Templates describe the instances of your cluster - the instance type and the attached volumes. A typical setup is to combine multiple templates in a cluster for the different types of nodes. For example you may want to attach multiple large disks to the datanodes or have memory optimized instances for Spark nodes.

The instance templates can be configured on the manage templates panel on the Cloudbreak Dashboard.

There are some optional configurations here as well:

Networks

Your clusters can be created in their own Virtual Private Cloud (VPC) or in one of your already existing VPCs. If you choose an existing VPC it is possible to create a new subnet within the VPC or use an already existing one. The subnet's IP range must be defined in the Subnet (CIDR) field using the general CIDR notation.

Default AWS Network

If you don't want to create or use your custom VPC, you can use the default-aws-network for all your Cloudbreak clusters. It will create a new VPC with a 10.0.0.0/16 subnet every time a cluster is created.

Custom AWS Network

If you'd like to deploy a cluster to a custom VPC you'll have to create a new network template on the manage networks panel.

You have the following options:

You can configure the Subnet Identifier and the Internet Gateway Identifier (IGW) of your VPC.

IMPORTANT: The subnet CIDR cannot overlap each other in a VPC. So you have to create different network templates for every each clusters.

To create a new subnet within the VPC, provide the ID of the subnet which is in the existing VPC and your cluster will be launched into that subnet. For example you can create 3 different clusters with 3 different network templates for multiple subnets 10.0.0.0/24, 10.0.1.0/24, 10.0.2.0/24 with the same VPC and IGW identifiers.

IMPORTANT: Make sure the define subnet here doesn't overlap with any of your already deployed subnet in the VPC, because the validation only happens after the cluster creation starts.

In case of existing subnet make sure you have enough room within your network space for the new instances.

If Public in account is checked all the users belonging to your account will be able to use this network template to create clusters, but cannot delete it.

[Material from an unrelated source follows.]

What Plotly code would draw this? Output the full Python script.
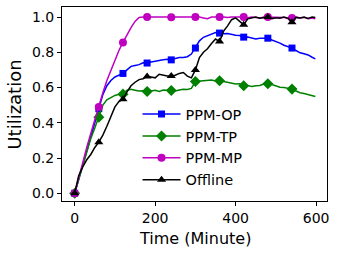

NOTE: The VPCs, IGWs and subnet are created on AWS only after the the cluster provisioning starts with the selected network template.

Full size here.

Security groups

Security group templates are very similar to the security groups on the AWS Console. They describe the allowed inbound traffic to the instances in the cluster. Currently only one security group template can be selected for a Cloudbreak cluster and all the instances have a public IP address so all the instances in the cluster will belong to the same security group. This may change in a later release.

Default Security Group

You can also use the two pre-defined security groups in Cloudbreak.

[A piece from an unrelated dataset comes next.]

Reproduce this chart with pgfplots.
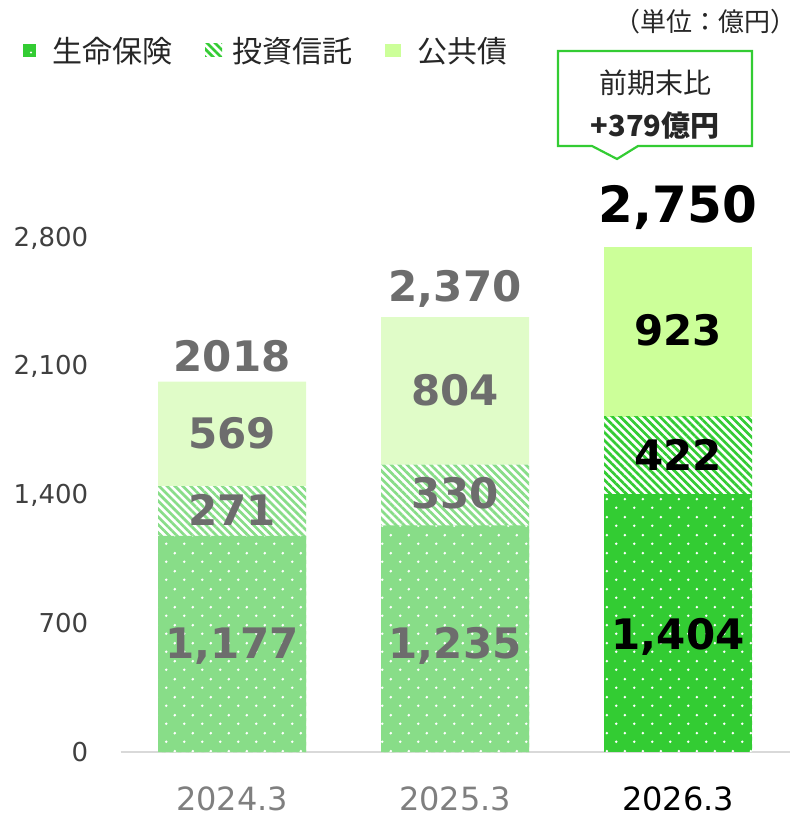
\documentclass[border=0pt]{standalone}
\usepackage{fontspec}
\setmainfont{DejaVu Sans}
\newfontfamily\jp{Noto Sans CJK JP}
\usepackage{pgfplots}
\pgfplotsset{compat=1.18}
\usetikzlibrary{patterns,patterns.meta}
\definecolor{cGreen}{HTML}{33CC33}
\definecolor{cLight}{HTML}{88DD88}
\definecolor{cBond}{HTML}{CCFF99}
\definecolor{cBondL}{HTML}{E0FCC8}
\definecolor{cLab}{HTML}{6D6D6D}
\definecolor{cTick}{HTML}{404040}
\definecolor{cXGray}{HTML}{7F7F7F}
\definecolor{cAxis}{HTML}{D9D9D9}
\definecolor{cText}{HTML}{262626}
\pgfdeclarepatternformonly{mydots}{\pgfqpoint{0bp}{0bp}}{\pgfqpoint{18bp}{18bp}}{\pgfqpoint{18bp}{18bp}}{%
  \pgfpathcircle{\pgfqpoint{4.5bp}{4.5bp}}{1.5bp}%
  \pgfpathcircle{\pgfqpoint{13.5bp}{13.5bp}}{1.5bp}%
  \pgfusepath{fill}}
\tikzset{stripes/.style={pattern={Lines[angle=-45,distance=5.6bp,line width=2.7bp]}, pattern color=#1}}
\begin{document}
\begin{tikzpicture}
\useasboundingbox (0,0) rectangle (800bp,818bp);
\begin{axis}[
  at={(120.5bp,66bp)}, anchor=south west,
  scale only axis, width=669bp, height=514bp,
  xmin=-0.5, xmax=2.5, ymin=0, ymax=2800,
  clip=false,
  axis x line=bottom, axis y line=left,
  x axis line style={draw=cAxis, line width=2.5bp, -},
  y axis line style={draw=none},
  tick style={draw=none},
  xtick={0,1,2},
  xticklabels={\textcolor{cXGray}{2024.3},\textcolor{cXGray}{2025.3},2026.3},
  xticklabel style={anchor=north, inner sep=0pt, yshift=-32bp, font=\fontsize{32bp}{32bp}\selectfont},
  ytick={0,700,1400,2100,2800},
  yticklabel style={anchor=east, inner sep=0pt, xshift=-30bp, text=cTick, font=\fontsize{26bp}{26bp}\selectfont, /pgf/number format/1000 sep={,}},
  /pgf/number format/assume math mode=true,
]
% light bars (2024.3, 2025.3)
\addplot[ybar, bar width=148bp, bar shift=0pt, draw=none, fill=cBondL] coordinates {(0,2017) (1,2369)};
\addplot[ybar, bar width=148bp, bar shift=0pt, draw=none, fill=white, postaction={stripes=cLight}] coordinates {(0,1448) (1,1565)};
\addplot[ybar, bar width=148bp, bar shift=0pt, draw=none, fill=cLight, postaction={pattern=mydots, pattern color=white}] coordinates {(0,1177) (1,1235)};
% bright bar (2026.3)
\addplot[ybar, bar width=148bp, bar shift=0pt, draw=none, fill=cBond] coordinates {(2,2749)};
\addplot[ybar, bar width=148bp, bar shift=0pt, draw=none, fill=white, postaction={stripes=cGreen}] coordinates {(2,1826)};
\addplot[ybar, bar width=148bp, bar shift=0pt, draw=none, fill=cGreen, postaction={pattern=mydots, pattern color=white}] coordinates {(2,1404)};
% segment labels
\addplot[draw=none, mark=none, nodes near coords={\pgfplotspointmeta}, point meta=explicit symbolic,
  nodes near coords style={anchor=center, inner sep=0pt, text depth=0pt, text=cLab, font=\fontsize{42bp}{42bp}\selectfont\bfseries}]
  coordinates {(0,594) [{1,177}] (0,1318) [271] (0,1738) [569] (1,594) [{1,235}] (1,1411) [330] (1,1972) [804]
  (0,2157) [2018] (1,2539) [{2,370}]};
\addplot[draw=none, mark=none, nodes near coords={\pgfplotspointmeta}, point meta=explicit symbolic,
  nodes near coords style={anchor=center, inner sep=0pt, text depth=0pt, text=black, font=\fontsize{42bp}{42bp}\selectfont\bfseries}]
  coordinates {(2,643) [{1,404}] (2,1618) [422] (2,2299) [923]};
\addplot[draw=none, mark=none, nodes near coords={\pgfplotspointmeta}, point meta=explicit symbolic,
  nodes near coords style={anchor=center, inner sep=0pt, text depth=0pt, text=black, font=\fontsize{50bp}{50bp}\selectfont\bfseries}]
  coordinates {(2,2985) [{2,750}]};
\end{axis}
% legend
\fill[cGreen] (23bp,761bp) rectangle (36bp,774bp);
\fill[white] (31bp,765.5bp) circle (1.2bp);
\node[anchor=west, inner sep=0pt, text=cText, font=\jp\fontsize{30bp}{30bp}\selectfont] at (52bp,767bp) {生命保険};
\fill[white] (205bp,761bp) rectangle (222bp,774bp);
\path[stripes=cGreen] (205bp,761bp) rectangle (222bp,774bp);
\node[anchor=west, inner sep=0pt, text=cText, font=\jp\fontsize{30bp}{30bp}\selectfont] at (232bp,767bp) {投資信託};
\fill[cBond] (385bp,761bp) rectangle (401bp,774bp);
\node[anchor=west, inner sep=0pt, text=cText, font=\jp\fontsize{30bp}{30bp}\selectfont] at (417bp,767bp) {公共債};
% unit
\node[anchor=east, inner sep=0pt, text=cText, font=\jp\fontsize{26bp}{26bp}\selectfont] at (797bp,796bp) {（単位：億円）};
% callout
\draw[cGreen, line width=2.2bp, fill=white, line join=miter] (558bp,767bp) -- (752bp,767bp) -- (752bp,672bp) -- (638bp,672bp) -- (617bp,659bp) -- (592bp,672bp) -- (558bp,672bp) -- cycle;
\node[inner sep=0pt, text=cText, font=\jp\fontsize{28bp}{28bp}\selectfont] at (655bp,735bp) {前期末比};
\node[inner sep=0pt, text=cText, font=\jp\bfseries\fontsize{29bp}{29bp}\selectfont] at (655bp,692bp) {+379億円};
\end{tikzpicture}
\end{document}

only-ssh-and-ssl: all ports are locked down except for SSH and the selected Ambari Server HTTPS (you can't access Hadoop services outside of the VPC):

Custom Security Group

You can define your own security group by adding all the ports, protocols and CIDR range you'd like to use. The rules defined here doesn't need to contain the internal rules, those are automatically added by Cloudbreak to the security group on AWS.

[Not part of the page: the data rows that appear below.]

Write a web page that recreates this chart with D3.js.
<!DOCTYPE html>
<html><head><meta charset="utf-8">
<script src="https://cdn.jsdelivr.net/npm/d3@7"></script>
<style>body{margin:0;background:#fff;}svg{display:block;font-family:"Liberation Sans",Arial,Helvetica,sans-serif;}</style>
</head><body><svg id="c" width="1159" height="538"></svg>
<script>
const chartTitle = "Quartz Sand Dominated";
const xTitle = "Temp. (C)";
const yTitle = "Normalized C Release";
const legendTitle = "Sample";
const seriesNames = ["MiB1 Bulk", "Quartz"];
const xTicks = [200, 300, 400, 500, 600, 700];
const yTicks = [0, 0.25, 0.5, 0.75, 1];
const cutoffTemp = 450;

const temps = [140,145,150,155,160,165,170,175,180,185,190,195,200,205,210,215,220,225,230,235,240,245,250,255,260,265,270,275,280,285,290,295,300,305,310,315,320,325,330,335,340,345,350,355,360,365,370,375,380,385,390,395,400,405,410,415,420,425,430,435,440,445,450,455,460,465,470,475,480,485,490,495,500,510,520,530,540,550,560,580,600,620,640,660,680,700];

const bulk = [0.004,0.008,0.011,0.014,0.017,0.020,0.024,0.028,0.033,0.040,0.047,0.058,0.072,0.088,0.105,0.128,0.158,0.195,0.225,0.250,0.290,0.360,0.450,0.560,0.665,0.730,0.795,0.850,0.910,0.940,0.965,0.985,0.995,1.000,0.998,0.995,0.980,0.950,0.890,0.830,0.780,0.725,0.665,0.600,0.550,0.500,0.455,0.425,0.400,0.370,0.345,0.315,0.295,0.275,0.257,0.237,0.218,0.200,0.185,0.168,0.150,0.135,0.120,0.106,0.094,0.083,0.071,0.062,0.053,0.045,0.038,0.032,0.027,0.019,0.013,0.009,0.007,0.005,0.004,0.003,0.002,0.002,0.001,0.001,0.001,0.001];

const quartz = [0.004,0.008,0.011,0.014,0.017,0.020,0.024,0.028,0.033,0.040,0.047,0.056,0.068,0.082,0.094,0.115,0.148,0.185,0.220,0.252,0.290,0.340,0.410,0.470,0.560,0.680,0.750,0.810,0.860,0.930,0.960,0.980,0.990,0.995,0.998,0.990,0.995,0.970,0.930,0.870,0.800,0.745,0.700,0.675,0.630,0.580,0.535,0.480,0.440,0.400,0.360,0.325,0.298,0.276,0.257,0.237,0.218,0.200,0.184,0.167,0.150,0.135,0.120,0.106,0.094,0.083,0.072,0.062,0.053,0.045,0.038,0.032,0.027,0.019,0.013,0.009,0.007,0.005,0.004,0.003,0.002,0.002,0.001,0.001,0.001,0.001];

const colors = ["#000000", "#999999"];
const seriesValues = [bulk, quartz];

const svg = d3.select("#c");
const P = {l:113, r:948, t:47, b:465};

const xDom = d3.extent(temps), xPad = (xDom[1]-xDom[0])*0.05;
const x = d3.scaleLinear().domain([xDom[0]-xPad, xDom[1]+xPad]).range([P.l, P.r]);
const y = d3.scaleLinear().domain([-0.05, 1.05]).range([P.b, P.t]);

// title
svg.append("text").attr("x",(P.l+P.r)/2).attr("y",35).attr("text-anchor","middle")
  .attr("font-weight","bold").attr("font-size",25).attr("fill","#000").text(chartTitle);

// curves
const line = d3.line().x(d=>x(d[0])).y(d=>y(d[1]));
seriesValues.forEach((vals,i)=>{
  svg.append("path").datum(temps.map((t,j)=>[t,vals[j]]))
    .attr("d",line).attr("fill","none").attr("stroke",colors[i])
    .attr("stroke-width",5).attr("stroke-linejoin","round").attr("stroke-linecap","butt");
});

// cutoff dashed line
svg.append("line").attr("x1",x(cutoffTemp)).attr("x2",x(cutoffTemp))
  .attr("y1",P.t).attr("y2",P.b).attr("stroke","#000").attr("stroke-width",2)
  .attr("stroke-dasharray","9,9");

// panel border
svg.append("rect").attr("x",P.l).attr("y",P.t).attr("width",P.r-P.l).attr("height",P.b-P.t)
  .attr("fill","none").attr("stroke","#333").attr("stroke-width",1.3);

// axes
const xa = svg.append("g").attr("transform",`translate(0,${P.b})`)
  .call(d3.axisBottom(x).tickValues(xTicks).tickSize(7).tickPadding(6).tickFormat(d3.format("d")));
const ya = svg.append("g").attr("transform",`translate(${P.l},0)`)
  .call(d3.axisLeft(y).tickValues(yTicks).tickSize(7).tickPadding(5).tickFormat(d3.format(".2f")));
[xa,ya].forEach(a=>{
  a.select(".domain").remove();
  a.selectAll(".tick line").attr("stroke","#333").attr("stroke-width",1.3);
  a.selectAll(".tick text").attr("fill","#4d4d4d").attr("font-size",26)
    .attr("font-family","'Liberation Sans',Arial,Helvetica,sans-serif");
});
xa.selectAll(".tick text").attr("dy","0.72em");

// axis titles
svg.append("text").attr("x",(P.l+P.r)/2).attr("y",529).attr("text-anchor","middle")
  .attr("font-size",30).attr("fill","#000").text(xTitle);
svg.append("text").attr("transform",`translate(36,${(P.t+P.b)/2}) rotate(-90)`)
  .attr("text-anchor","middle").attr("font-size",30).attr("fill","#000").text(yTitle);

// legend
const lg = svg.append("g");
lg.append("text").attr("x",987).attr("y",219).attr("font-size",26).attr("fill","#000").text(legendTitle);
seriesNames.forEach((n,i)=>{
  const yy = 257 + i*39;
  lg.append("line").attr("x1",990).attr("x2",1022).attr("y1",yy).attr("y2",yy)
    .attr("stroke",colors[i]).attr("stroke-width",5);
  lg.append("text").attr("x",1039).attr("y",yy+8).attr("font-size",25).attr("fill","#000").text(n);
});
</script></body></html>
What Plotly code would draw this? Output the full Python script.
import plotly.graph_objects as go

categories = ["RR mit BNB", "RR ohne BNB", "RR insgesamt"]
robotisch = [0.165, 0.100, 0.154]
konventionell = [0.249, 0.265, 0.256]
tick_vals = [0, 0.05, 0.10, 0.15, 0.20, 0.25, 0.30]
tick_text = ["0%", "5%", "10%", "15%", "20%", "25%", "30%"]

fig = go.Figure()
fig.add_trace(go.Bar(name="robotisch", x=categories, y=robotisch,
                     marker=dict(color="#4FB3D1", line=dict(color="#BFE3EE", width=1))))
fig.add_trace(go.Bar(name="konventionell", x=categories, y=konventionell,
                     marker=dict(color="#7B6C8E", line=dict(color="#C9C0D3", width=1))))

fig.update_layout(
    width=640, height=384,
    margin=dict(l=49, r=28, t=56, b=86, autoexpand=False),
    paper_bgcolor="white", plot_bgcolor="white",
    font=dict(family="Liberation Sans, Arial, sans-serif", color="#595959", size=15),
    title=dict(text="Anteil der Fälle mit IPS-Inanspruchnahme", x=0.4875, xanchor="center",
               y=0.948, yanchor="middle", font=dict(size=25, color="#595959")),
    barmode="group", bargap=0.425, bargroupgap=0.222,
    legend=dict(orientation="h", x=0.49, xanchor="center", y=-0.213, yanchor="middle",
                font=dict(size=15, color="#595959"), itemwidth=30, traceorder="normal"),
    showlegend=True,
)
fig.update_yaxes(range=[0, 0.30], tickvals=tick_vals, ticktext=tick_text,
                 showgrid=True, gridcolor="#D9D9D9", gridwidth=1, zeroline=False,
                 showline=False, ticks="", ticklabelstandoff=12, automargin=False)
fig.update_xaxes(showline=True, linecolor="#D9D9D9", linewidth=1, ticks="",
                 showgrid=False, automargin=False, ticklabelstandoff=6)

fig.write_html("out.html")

Hadoop services : Ambari (8080) Consul (8500) NN (50070) RM Web (8088) Scheduler (8030RM) IPC (8050RM) Job history server (19888) HBase master (60000) HBase master web (60010) HBase RS (16020) HBase RS info (60030) Falcon (15000) Storm (8744) Hive metastore (9083) Hive server (10000) Hive server HTTP (10001) Accumulo master (9999) Accumulo Tserver (9997) Atlas (21000) KNOX (8443) Oozie (11000) Spark HS (18080) NM Web (8042) Zeppelin WebSocket (9996) Zeppelin UI (9995) Kibana (3080) * Elasticsearch (9200)

IMPORTANT 443 and 22 ports needs to be there in every security group otherwise Cloudbreak won't be able to communicate with the provisioned cluster

Use existing security group

Use this kind of security group if you have an existing security group and you'd like to apply same rules to each host group in a cluster.

If Public in account is checked all the users belonging to your account will be able to use this security group template to create clusters, but cannot delete it.

NOTE: The security groups are created on AWS only after the cluster provisioning starts with the selected security group template.

Full size here.

Defining Cluster Services

Blueprints

Blueprints are your declarative definition of a Hadoop cluster. These are the same blueprints that are used by Ambari.

You can use the 3 default blueprints pre-defined in Cloudbreak or you can create your own ones. Blueprints can be added from file, URL (an example blueprint) or the whole JSON can be written in the JSON text box.

The host groups in the JSON will be mapped to a set of instances when starting the cluster. Besides this the services and components will also be installed on the corresponding nodes. Blueprints can be modified later from the Ambari UI.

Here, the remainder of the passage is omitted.